Israeli security officials are expecting all of this to blow up this weekend, unless Hamas and the Jihad take meaningful, active steps to prevent it. Indeed, in this equation only one side appears to have a choice: the Arabs. Because, should violence erupt on schedule, Prime Minister and Defense Minister Benjamin Netanyahu will have no choice. Less than two weeks from the April 9 election, which will decide his political future, Bibi cannot appear to be appeasing the enemy. He is already being torn apart by Naftali Bennett inside the tent, and Benny Gantz and Avi Gabai who are circling the tent from the outside.

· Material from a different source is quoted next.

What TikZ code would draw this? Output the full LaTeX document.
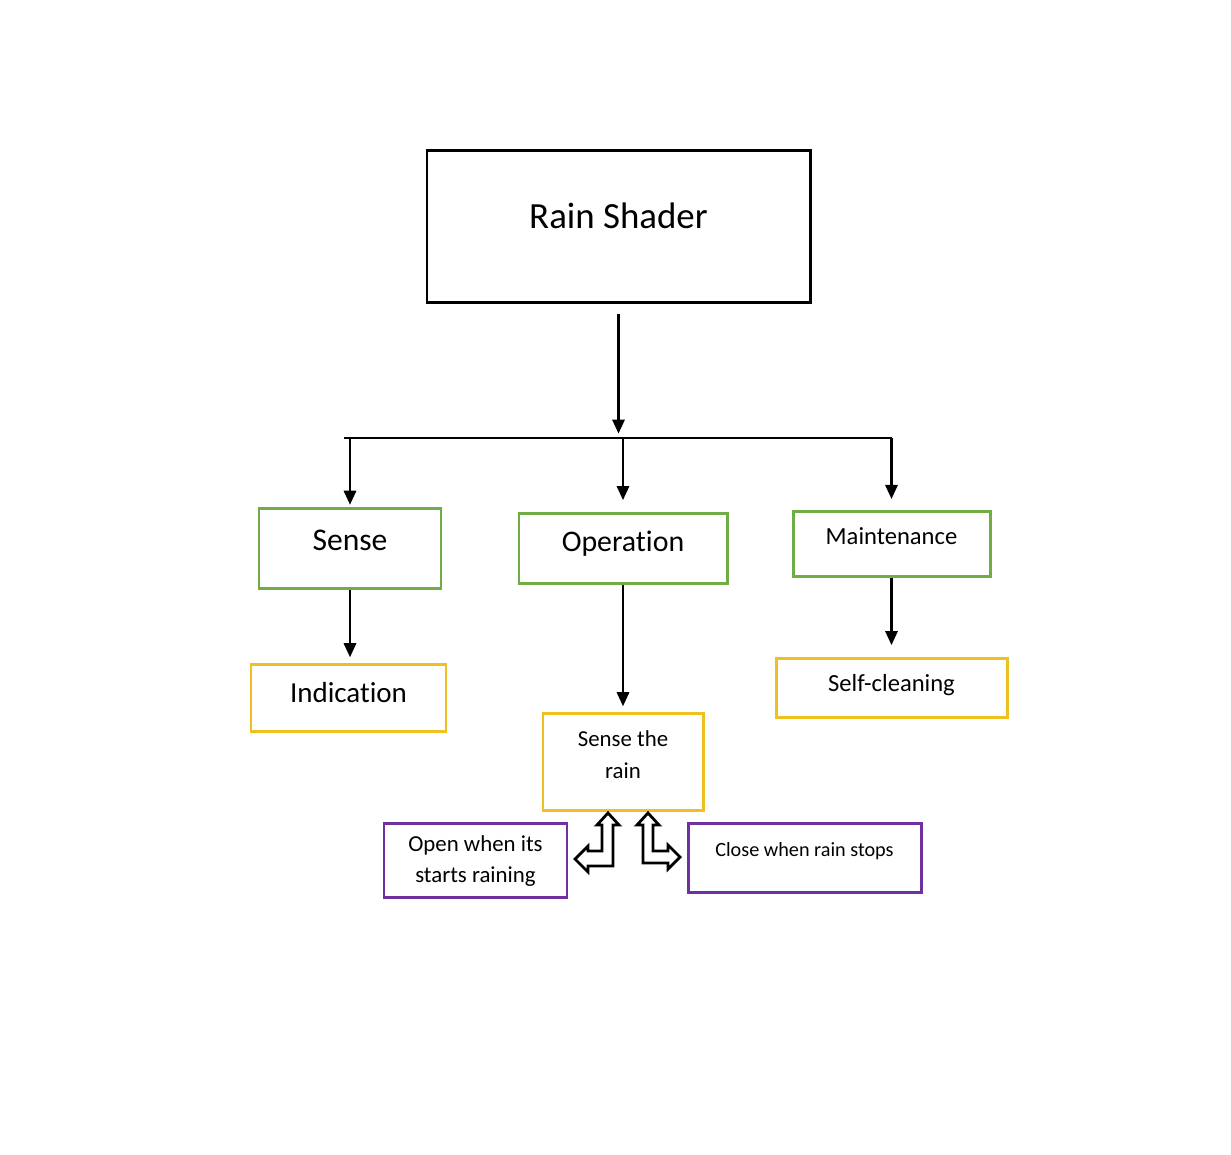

Netanyahu and IDF Chief of Staff Lieutenant General Aviv Kochavi and the command staff spent Tuesday in meetings that resulted, for now, in amassing firepower around the Strip and calling in the reserves. Should war become inevitable, the needed troops will all be in place. Lt. Gen. Kochavi so far has been more aggressive than his predecessor, Gadi Eizenkot, who allowed for long lags between Arab attacks and IDF retaliation, frustration the nation and confusing the troops. Should there be a clash, Kochavi is more likely to inflict great pain on the Strip.

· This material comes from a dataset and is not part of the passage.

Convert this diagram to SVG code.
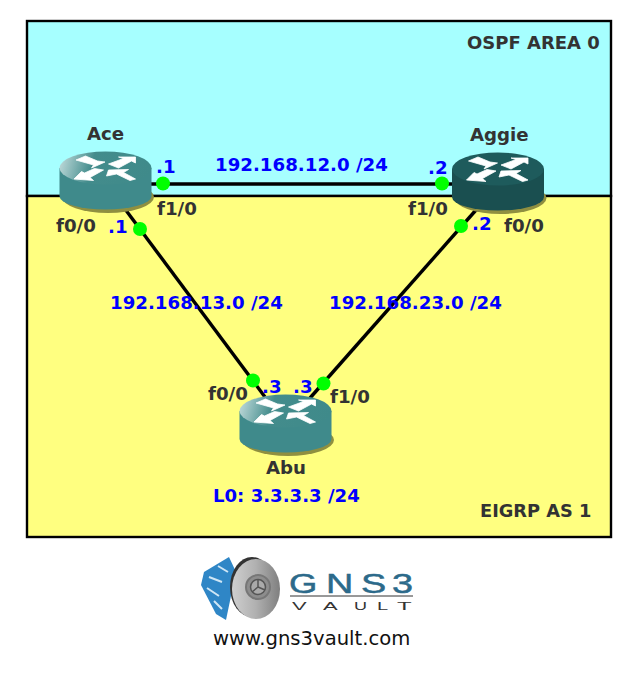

Tuesday also saw a string of minor Arab provocations: a rocket over Ashkelon; a group of Arabs who crossed the border to set fire to an abandoned IDF post and raise the Palestinian flag; and dozens of balloon clusters carrying explosive charges into Israel, at least four of which started fires in Israeli settlements. On Wednesday Israeli schools near Gaza have opened as usual – a sign that the security apparatus is not expecting serious clashes today.

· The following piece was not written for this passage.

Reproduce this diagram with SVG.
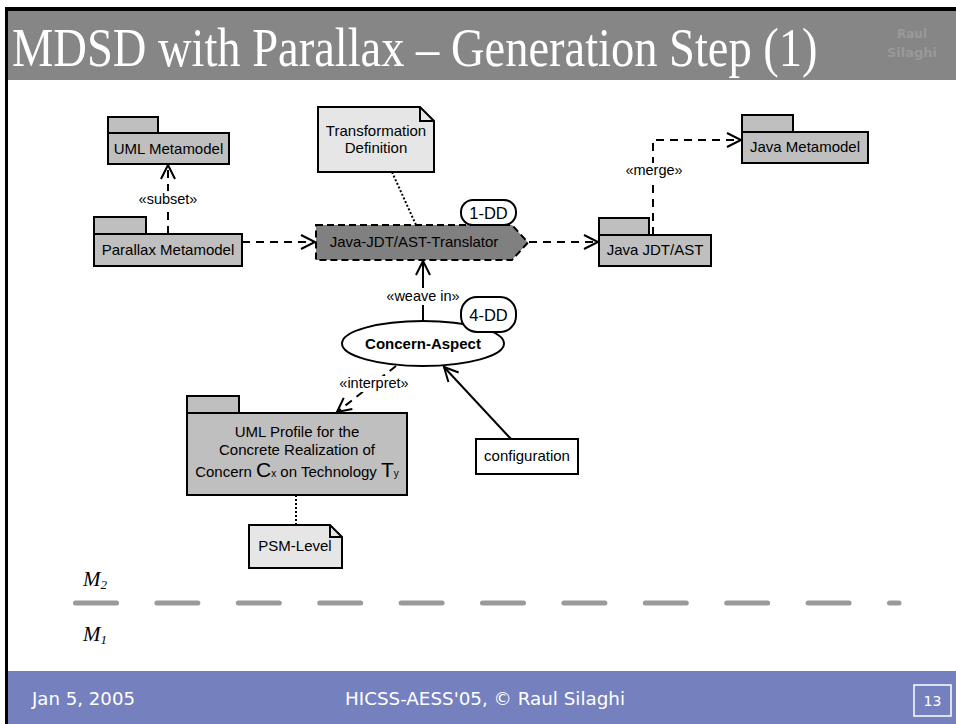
<svg xmlns="http://www.w3.org/2000/svg" width="956" height="724" viewBox="0 0 956 724">
<defs>
<style>
.pkg { fill:#bfbfbf; stroke:#000; stroke-width:2; }
.note { fill:#e6e6e6; stroke:#000; stroke-width:2; }
.t { font-family:"Liberation Sans", Arial, sans-serif; font-size:15px; fill:#000; text-anchor:middle; }
.lbl { font-family:"Liberation Sans", Arial, sans-serif; font-size:14.5px; fill:#000; text-anchor:middle; }
.dd { font-family:"Liberation Sans", Arial, sans-serif; font-size:16.5px; fill:#000; text-anchor:middle; }
.dash { fill:none; stroke:#000; stroke-width:2; stroke-dasharray:8 6; }
.solid { fill:none; stroke:#000; stroke-width:2; }
.dot { fill:none; stroke:#000; stroke-width:2; stroke-dasharray:2 2; }
.bg { fill:#fff; stroke:none; }
.foot { font-family:"DejaVu Sans", "Liberation Sans", sans-serif; fill:#fff; }
.m { font-family:"Liberation Serif", "Times New Roman", serif; font-style:italic; fill:#000; }
</style>
<marker id="open" viewBox="0 0 20 20" refX="16" refY="10" markerWidth="20" markerHeight="20" markerUnits="userSpaceOnUse" orient="auto">
<path d="M2,3 L16,10 L2,17" fill="none" stroke="#000" stroke-width="2" stroke-dasharray="none"/>
</marker>
</defs>

<rect x="0" y="0" width="956" height="724" fill="#fff"/>

<!-- slide frame -->
<g id="frame">
<rect x="8" y="11" width="948" height="69" fill="#868686"/>
<rect x="5" y="7" width="951" height="4" fill="#000"/>
<rect x="5" y="7" width="3" height="717" fill="#000"/>
<rect x="8" y="671" width="948" height="53" fill="#7580bf"/>
<text transform="translate(12,66) scale(0.861,1)" x="0" y="0" font-family="Liberation Serif, Times New Roman, serif" font-size="54" fill="#fff">MDSD with Parallax – Generation Step (1)</text>
<text x="912" y="38" text-anchor="middle" font-family="DejaVu Sans, sans-serif" font-size="12" font-weight="bold" fill="#999">Raul</text>
<text x="912" y="57" text-anchor="middle" font-family="DejaVu Sans, sans-serif" font-size="13" font-weight="bold" fill="#999">Silaghi</text>
</g>

<!-- connectors -->
<g id="connectors">
<line class="dash" x1="168" y1="234" x2="168" y2="165" marker-end="url(#open)"/>
<line class="dash" x1="242" y1="242" x2="315" y2="242" marker-end="url(#open)"/>
<line class="dash" x1="529" y1="242" x2="598" y2="242" marker-end="url(#open)"/>
<path class="dash" d="M653,235 V140 H741" marker-end="url(#open)"/>
<line class="dot" x1="392" y1="172" x2="416" y2="225"/>
<line class="solid" x1="423" y1="321" x2="423" y2="261" marker-end="url(#open)"/>
<line class="dash" x1="396" y1="366" x2="337" y2="412" marker-end="url(#open)"/>
<line class="solid" x1="511" y1="439" x2="444" y2="367" marker-end="url(#open)"/>
<line class="dot" x1="296" y1="495" x2="296" y2="525"/>

<rect class="bg" x="137" y="191" width="62" height="16"/>
<text class="lbl" x="168" y="204">«subset»</text>
<rect class="bg" x="625" y="163" width="58" height="16"/>
<text class="lbl" x="654" y="175">«merge»</text>
<rect class="bg" x="386" y="288" width="74" height="17"/>
<text class="lbl" x="423" y="301">«weave in»</text>
<rect class="bg" x="336" y="376" width="76" height="16"/>
<text class="lbl" x="374" y="388">«interpret»</text>
</g>

<g id="uml-metamodel">
<rect class="pkg" x="108" y="117" width="50" height="16"/>
<rect class="pkg" x="108" y="133" width="121" height="31"/>
<text class="t" x="168.5" y="154">UML Metamodel</text>
</g>

<g id="parallax-metamodel">
<rect class="pkg" x="94" y="217" width="52" height="17"/>
<rect class="pkg" x="94" y="234" width="148" height="32"/>
<text class="t" x="168" y="255">Parallax Metamodel</text>
</g>

<g id="java-metamodel">
<rect class="pkg" x="742" y="115" width="51" height="17"/>
<rect class="pkg" x="742" y="132" width="126" height="31"/>
<text class="t" x="805" y="152">Java Metamodel</text>
</g>

<g id="java-jdt-ast">
<rect class="pkg" x="599" y="218" width="50" height="17"/>
<rect class="pkg" x="599" y="235" width="112" height="31"/>
<text class="t" x="655" y="255">Java JDT/AST</text>
</g>

<g id="transformation-definition">
<path class="note" d="M318,107 H420 L434,121 V172 H318 Z"/>
<path d="M420,107 V121 H434" fill="none" stroke="#000" stroke-width="2"/>
<text class="t" x="376" y="136">Transformation</text>
<text class="t" x="376" y="153">Definition</text>
</g>

<g id="translator">
<polygon points="316,225 512,225 528,242.5 512,260 316,260" fill="#808080" stroke="#000" stroke-width="2" stroke-dasharray="7 4"/>
<text class="t" x="414" y="247">Java-JDT/AST-Translator</text>
</g>

<g id="dd1">
<rect x="461" y="200" width="55" height="25" rx="12" fill="#fff" stroke="#000" stroke-width="2"/>
<text class="dd" x="488.5" y="218.5">1-DD</text>
</g>

<g id="concern-aspect">
<ellipse cx="423" cy="343.5" rx="81" ry="22.5" fill="#fff" stroke="#000" stroke-width="2"/>
<text class="t" x="423" y="348.5" font-weight="bold">Concern-Aspect</text>
</g>

<g id="dd4">
<rect x="461" y="297" width="55" height="35" rx="16" fill="#fff" stroke="#000" stroke-width="2"/>
<text class="dd" x="488.5" y="320.5">4-DD</text>
</g>

<g id="uml-profile">
<rect class="pkg" x="187" y="396" width="52" height="17"/>
<rect class="pkg" x="187" y="413" width="220" height="82"/>
<text class="t" x="297" y="437">UML Profile for the</text>
<text class="t" x="297" y="455">Concrete Realization of</text>
<text class="t" x="297" y="477">Concern <tspan font-size="21">C</tspan><tspan font-size="10">x</tspan> on Technology <tspan font-size="21">T</tspan><tspan font-size="10">y</tspan></text>
</g>

<g id="psm-level">
<path class="note" d="M249,525 H330 L342,537 V568 H249 Z"/>
<path d="M330,525 V537 H342" fill="none" stroke="#000" stroke-width="2"/>
<text class="t" x="295" y="551">PSM-Level</text>
</g>

<g id="configuration">
<rect x="476" y="439" width="102" height="35" fill="#fff" stroke="#000" stroke-width="2"/>
<text class="t" x="527" y="461">configuration</text>
</g>

<g id="levels">
<text class="m" x="83" y="586" font-size="21">M<tspan font-size="13" dy="3">2</tspan></text>
<line x1="75.5" y1="603" x2="899" y2="603" stroke="#9a9a9a" stroke-width="5" stroke-linecap="round" stroke-dasharray="41 40.4"/>
<text class="m" x="83" y="641" font-size="21">M<tspan font-size="13" dy="3">1</tspan></text>
</g>

<g id="footer">
<text class="foot" x="32" y="705" font-size="17" textLength="103" lengthAdjust="spacingAndGlyphs">Jan 5, 2005</text>
<text class="foot" x="345" y="705" font-size="17" textLength="280" lengthAdjust="spacingAndGlyphs">HICSS-AESS'05, © Raul Silaghi</text>
<rect x="914" y="685" width="37" height="31" fill="none" stroke="#fff" stroke-width="1.5"/>
<text class="foot" x="932.5" y="706" font-size="14" text-anchor="middle">13</text>
</g>
</svg>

However, on Wednesday morning Ma’an reported that four youths were shot dead in clashes with Israeli forces in the Deheisheh refugee camp south of Bethlehem, reminding us that danger lurks not only in Gaza this weekend.
Despite his hurried departure from the US on Monday, Netanyahu did not assemble his security cabinet, most likely because he was reluctant to give his nemesis Naftali Bennett, who keeps demanding the role of defense minister, to lecture the PM in his newly adapted, take-no-prisoners style, like this recent post:
“I said from the morning that whoever runs away from terrorism – terrorism pursues him, and that’s exactly what happened. […] I call on Prime Minister Netanyahu to defeat Hamas and not allow it to turn the residents of the south into Hamas hostages. We know what needs to be done and how it should be done. I call on the prime minister – give the IDF the order to neutralize and defeat Hamas.”